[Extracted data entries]
━━━━━━━━━━━━━━━━━━━━
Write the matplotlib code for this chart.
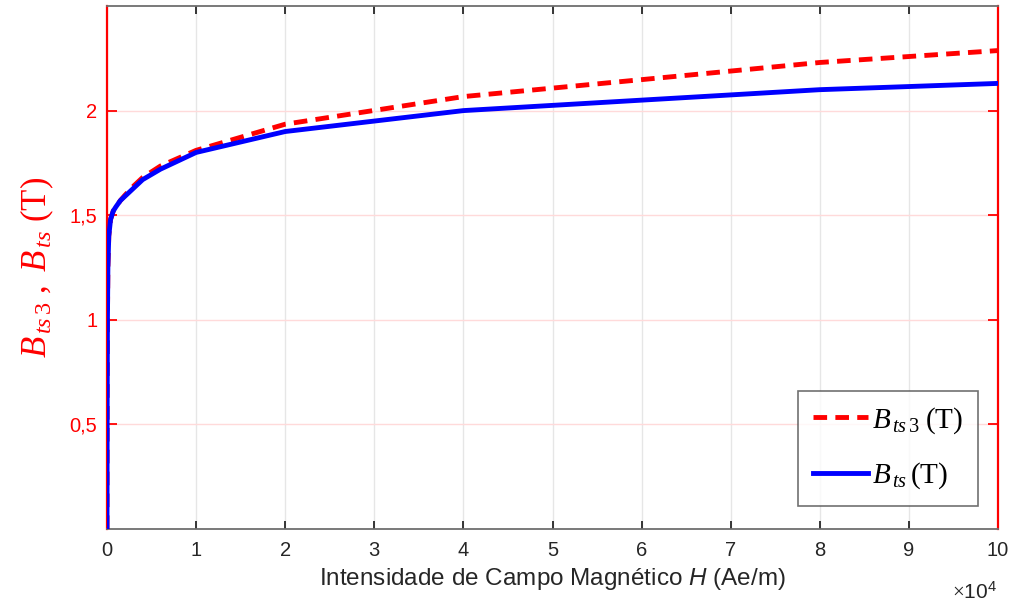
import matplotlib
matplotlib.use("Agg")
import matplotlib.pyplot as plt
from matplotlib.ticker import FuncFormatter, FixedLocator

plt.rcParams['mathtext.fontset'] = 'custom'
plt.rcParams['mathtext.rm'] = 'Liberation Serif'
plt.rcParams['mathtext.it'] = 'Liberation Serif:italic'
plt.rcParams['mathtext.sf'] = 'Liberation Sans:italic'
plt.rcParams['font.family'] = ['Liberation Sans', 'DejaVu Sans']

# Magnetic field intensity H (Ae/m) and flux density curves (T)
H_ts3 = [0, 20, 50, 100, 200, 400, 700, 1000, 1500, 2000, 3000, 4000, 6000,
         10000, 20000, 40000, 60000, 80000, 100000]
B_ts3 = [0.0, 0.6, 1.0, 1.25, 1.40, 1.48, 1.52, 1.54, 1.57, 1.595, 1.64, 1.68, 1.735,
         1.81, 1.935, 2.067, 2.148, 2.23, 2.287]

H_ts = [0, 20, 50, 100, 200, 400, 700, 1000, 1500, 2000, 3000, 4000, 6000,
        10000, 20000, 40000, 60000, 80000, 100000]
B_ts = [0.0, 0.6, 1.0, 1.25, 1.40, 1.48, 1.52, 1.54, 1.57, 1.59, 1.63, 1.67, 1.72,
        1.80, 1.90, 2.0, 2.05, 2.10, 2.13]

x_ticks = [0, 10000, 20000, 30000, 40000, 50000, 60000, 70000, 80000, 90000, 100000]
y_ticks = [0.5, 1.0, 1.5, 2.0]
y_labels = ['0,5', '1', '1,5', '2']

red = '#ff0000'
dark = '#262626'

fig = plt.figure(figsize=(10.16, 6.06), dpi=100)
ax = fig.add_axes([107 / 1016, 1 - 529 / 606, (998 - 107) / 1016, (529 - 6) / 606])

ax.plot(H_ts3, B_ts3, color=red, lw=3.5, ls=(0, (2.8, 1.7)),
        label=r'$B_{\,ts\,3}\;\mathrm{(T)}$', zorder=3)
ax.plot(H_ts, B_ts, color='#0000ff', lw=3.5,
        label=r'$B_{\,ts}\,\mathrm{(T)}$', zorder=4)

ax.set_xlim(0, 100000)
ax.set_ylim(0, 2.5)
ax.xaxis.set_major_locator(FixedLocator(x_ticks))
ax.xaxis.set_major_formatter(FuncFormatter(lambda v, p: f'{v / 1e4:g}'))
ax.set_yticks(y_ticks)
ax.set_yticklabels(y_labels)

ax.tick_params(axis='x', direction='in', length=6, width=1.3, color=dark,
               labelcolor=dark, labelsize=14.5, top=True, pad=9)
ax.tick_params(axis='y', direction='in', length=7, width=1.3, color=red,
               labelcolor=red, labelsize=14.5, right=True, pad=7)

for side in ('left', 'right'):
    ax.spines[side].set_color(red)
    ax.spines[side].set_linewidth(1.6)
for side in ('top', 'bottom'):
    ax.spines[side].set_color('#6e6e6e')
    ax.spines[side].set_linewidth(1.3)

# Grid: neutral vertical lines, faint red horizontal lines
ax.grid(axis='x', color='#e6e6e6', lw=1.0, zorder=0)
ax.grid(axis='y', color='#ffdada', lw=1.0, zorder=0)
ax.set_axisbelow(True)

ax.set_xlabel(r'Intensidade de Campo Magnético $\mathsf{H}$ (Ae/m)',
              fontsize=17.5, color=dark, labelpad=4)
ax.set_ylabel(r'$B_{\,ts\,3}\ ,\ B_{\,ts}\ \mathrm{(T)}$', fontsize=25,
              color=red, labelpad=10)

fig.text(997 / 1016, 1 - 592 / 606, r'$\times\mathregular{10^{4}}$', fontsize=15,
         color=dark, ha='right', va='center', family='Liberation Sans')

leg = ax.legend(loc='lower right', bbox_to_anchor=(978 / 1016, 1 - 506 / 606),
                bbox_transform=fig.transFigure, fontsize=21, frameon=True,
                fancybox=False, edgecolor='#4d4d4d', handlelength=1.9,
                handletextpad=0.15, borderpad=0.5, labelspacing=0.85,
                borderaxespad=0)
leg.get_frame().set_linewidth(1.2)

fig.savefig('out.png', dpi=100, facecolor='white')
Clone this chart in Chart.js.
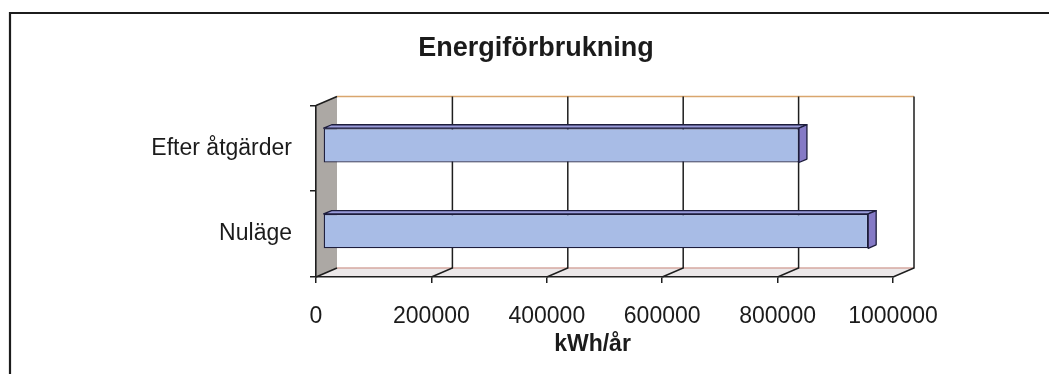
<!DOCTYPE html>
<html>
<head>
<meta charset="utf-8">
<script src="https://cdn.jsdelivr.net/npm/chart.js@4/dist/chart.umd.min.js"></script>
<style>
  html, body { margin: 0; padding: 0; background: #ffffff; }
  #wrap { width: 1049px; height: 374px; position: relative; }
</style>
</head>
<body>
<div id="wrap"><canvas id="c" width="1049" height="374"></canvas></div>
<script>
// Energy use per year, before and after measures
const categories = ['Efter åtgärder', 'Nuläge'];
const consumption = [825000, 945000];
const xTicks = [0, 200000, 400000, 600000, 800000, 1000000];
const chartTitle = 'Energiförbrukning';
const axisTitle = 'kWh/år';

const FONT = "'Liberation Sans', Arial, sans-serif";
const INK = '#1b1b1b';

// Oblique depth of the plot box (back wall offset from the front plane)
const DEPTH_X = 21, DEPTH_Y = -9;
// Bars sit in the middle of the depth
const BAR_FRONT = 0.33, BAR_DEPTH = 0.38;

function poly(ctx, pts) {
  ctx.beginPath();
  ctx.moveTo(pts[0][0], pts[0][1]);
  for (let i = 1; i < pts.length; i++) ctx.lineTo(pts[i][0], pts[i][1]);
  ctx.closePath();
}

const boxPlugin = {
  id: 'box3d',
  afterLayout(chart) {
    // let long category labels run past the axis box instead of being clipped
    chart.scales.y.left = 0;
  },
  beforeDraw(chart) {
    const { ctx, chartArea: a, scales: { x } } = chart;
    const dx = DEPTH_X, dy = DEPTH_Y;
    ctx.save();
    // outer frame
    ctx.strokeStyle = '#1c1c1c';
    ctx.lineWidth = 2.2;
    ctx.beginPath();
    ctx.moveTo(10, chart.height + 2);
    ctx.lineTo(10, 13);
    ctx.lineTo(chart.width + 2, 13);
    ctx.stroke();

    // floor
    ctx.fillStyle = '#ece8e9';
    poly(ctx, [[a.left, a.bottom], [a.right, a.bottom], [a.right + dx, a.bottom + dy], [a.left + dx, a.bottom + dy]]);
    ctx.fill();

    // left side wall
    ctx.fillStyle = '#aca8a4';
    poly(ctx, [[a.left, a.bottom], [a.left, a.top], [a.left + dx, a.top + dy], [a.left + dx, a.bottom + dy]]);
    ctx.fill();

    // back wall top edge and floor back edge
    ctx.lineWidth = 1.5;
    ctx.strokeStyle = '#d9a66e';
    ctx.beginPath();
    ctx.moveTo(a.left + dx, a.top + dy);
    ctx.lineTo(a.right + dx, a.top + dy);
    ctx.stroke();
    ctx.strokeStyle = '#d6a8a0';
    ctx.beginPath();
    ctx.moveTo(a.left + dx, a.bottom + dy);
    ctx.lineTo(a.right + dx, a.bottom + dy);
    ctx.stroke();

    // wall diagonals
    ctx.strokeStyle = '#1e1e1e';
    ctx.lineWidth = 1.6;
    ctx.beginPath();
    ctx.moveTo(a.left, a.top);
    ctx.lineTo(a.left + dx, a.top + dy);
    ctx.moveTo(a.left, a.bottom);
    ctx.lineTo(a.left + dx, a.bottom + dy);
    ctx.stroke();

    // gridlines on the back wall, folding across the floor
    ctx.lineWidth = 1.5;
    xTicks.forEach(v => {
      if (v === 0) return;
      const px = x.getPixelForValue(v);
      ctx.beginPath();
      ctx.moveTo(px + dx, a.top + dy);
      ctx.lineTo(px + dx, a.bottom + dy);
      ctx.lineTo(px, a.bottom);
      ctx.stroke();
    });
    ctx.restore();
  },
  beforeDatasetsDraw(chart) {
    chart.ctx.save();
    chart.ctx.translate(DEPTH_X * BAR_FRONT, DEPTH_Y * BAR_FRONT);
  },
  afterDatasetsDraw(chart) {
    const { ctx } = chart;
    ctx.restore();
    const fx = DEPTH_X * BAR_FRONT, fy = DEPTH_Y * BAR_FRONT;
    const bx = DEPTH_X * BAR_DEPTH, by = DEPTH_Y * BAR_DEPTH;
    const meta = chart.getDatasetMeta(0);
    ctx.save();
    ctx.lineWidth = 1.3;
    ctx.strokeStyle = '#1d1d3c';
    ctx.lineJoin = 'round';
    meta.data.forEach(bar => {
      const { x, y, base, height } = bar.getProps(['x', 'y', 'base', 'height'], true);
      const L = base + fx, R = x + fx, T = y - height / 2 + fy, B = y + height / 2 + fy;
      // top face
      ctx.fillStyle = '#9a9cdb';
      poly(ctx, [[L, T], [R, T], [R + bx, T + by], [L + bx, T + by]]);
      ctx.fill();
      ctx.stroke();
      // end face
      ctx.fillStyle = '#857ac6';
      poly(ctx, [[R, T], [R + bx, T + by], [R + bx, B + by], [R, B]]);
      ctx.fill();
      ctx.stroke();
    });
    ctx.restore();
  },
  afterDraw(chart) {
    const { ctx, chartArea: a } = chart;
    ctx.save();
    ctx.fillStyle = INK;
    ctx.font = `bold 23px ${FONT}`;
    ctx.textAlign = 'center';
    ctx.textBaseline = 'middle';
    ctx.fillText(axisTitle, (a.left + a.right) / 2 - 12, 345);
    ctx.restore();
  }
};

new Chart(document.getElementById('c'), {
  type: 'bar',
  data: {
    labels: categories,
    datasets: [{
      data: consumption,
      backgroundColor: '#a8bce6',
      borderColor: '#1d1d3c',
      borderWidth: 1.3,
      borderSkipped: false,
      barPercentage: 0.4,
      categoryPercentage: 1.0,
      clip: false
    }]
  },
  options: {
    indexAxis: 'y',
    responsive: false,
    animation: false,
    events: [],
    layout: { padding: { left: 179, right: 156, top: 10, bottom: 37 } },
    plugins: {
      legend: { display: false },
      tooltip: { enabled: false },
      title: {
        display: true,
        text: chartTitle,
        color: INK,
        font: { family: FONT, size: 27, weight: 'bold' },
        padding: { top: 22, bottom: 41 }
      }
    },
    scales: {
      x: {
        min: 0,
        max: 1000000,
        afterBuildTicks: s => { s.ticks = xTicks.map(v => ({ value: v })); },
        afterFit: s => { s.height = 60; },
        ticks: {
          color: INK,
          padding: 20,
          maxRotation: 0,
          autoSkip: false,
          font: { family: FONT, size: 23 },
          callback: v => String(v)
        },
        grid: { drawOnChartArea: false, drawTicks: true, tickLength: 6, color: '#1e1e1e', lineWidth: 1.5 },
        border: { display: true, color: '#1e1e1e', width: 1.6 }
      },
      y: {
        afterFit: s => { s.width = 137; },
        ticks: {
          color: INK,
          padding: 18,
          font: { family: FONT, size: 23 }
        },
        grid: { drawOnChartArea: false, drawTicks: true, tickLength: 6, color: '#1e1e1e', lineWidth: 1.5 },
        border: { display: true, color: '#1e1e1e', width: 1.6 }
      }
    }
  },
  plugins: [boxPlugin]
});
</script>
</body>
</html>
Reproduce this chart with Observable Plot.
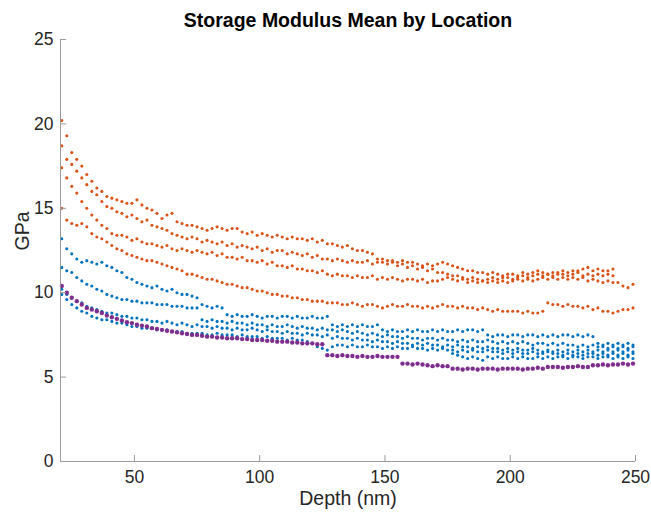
━━━━━━━━━━━━━━━━━━━━
• _Exercise description_: Return only the lines running from the start of the entries above to the line that contains "from matplotlib.ticker import", inclusive, and omit every picture.

• _Output below_:
Write the matplotlib code for this chart.
import matplotlib
matplotlib.use("Agg")
import matplotlib.pyplot as plt
from matplotlib.ticker import FuncFormatter, FixedLocator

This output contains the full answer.